** begin Supplied information **

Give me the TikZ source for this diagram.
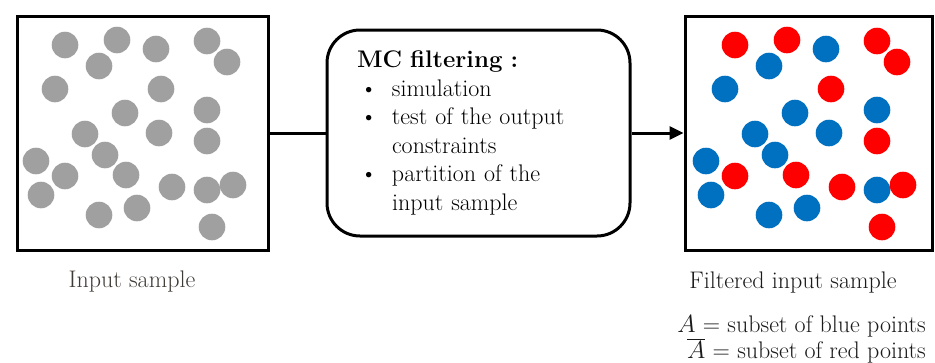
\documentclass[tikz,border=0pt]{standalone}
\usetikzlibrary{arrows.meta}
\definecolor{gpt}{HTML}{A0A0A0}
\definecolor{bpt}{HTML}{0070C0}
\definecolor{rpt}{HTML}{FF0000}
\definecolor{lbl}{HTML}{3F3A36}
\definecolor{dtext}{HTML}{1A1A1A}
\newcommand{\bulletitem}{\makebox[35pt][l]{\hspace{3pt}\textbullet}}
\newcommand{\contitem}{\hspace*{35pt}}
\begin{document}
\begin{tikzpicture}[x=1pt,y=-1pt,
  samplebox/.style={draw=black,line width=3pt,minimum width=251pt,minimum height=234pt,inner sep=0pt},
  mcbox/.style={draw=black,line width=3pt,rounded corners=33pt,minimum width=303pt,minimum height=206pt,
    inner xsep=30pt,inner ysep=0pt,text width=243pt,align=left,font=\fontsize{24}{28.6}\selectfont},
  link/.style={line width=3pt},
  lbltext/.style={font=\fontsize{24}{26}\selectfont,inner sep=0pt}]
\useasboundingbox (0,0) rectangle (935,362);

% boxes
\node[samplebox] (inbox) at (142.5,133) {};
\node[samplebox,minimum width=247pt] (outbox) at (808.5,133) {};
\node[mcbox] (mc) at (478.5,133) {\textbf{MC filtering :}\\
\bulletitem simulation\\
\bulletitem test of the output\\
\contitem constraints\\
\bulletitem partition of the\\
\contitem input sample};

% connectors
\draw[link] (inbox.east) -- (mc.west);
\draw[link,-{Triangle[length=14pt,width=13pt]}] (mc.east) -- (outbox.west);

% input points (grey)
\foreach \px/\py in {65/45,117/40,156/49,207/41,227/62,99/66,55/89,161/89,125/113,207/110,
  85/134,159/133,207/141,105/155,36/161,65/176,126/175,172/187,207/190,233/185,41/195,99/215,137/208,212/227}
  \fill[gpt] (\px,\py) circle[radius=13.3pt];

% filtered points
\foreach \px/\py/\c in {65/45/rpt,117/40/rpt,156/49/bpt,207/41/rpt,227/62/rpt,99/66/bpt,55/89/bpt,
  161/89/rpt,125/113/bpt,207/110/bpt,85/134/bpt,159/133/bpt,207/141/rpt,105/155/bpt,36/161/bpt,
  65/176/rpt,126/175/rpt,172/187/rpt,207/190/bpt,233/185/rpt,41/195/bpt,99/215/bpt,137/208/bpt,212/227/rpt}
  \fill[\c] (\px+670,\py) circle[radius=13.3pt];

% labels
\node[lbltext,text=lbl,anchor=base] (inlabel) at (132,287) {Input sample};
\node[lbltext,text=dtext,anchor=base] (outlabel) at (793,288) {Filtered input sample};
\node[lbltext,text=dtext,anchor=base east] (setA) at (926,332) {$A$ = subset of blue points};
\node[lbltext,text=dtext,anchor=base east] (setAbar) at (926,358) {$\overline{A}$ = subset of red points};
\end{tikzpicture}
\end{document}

** end Supplied information **
** begin Supplied information **

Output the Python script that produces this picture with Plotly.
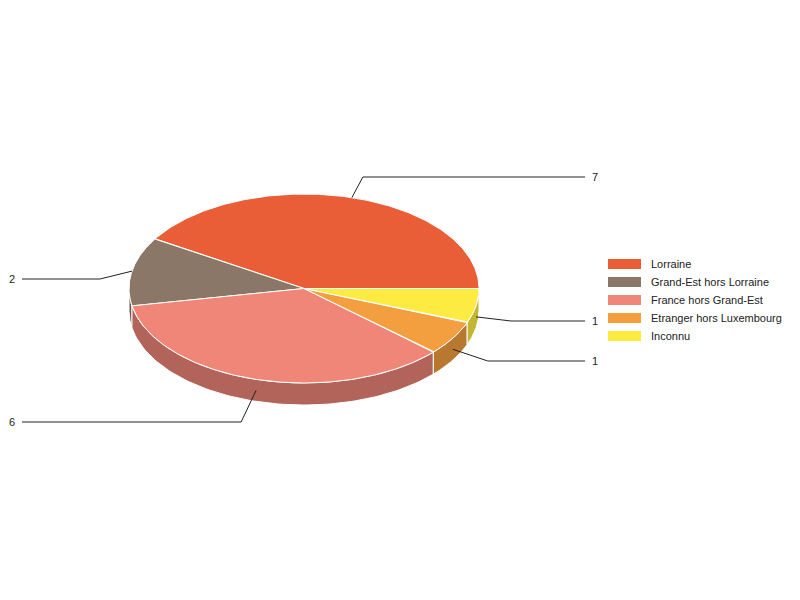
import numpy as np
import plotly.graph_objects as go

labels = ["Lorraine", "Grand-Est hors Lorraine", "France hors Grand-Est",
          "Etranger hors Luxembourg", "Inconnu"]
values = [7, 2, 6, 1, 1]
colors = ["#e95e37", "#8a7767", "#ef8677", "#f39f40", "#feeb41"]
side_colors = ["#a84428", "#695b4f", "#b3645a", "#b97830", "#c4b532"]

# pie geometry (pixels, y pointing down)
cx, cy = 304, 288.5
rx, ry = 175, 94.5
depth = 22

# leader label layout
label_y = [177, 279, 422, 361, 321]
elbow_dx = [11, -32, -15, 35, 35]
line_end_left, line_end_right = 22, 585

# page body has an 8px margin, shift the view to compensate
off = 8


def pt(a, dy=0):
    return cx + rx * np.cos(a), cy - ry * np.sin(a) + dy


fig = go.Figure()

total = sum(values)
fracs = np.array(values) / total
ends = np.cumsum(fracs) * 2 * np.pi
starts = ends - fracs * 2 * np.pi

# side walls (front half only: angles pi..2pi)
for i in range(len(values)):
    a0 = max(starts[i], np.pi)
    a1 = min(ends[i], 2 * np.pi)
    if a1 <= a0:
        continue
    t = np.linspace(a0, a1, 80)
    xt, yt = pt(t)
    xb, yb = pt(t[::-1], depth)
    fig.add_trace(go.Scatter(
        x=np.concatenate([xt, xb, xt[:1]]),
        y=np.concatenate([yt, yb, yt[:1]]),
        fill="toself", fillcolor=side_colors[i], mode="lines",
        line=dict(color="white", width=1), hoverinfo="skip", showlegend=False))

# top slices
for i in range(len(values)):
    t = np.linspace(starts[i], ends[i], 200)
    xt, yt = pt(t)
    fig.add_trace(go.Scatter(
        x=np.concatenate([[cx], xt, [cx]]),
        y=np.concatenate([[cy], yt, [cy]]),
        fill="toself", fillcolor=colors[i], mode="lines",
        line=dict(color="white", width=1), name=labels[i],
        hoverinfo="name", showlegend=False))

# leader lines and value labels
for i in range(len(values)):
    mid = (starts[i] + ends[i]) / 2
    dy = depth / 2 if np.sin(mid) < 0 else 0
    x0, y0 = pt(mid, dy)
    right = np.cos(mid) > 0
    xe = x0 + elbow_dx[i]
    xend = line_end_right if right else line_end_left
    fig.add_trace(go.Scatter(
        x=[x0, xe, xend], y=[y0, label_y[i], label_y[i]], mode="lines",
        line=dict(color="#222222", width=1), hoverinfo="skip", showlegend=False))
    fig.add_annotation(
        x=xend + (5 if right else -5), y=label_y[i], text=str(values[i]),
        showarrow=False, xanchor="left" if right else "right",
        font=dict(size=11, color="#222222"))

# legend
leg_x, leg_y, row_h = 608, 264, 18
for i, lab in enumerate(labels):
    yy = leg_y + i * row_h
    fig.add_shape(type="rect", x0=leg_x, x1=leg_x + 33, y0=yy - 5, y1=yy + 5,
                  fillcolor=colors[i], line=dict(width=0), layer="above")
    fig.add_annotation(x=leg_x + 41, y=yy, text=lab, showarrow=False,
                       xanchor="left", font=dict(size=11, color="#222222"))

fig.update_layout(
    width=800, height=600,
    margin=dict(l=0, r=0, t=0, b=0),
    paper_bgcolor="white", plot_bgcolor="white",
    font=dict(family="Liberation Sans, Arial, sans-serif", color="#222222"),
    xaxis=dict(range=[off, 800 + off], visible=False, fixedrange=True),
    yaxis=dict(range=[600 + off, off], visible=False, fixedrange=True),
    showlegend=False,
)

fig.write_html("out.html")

** end Supplied information **

* [Set problem]:
Nothing but the lines from the one with "Output the Python" through the one with "import plotly.graph_objects as go" is to be copied, exactly and ends included. Leave pictures out.

* [Exercise output]:
Output the Python script that produces this picture with Plotly.
import numpy as np
import plotly.graph_objects as go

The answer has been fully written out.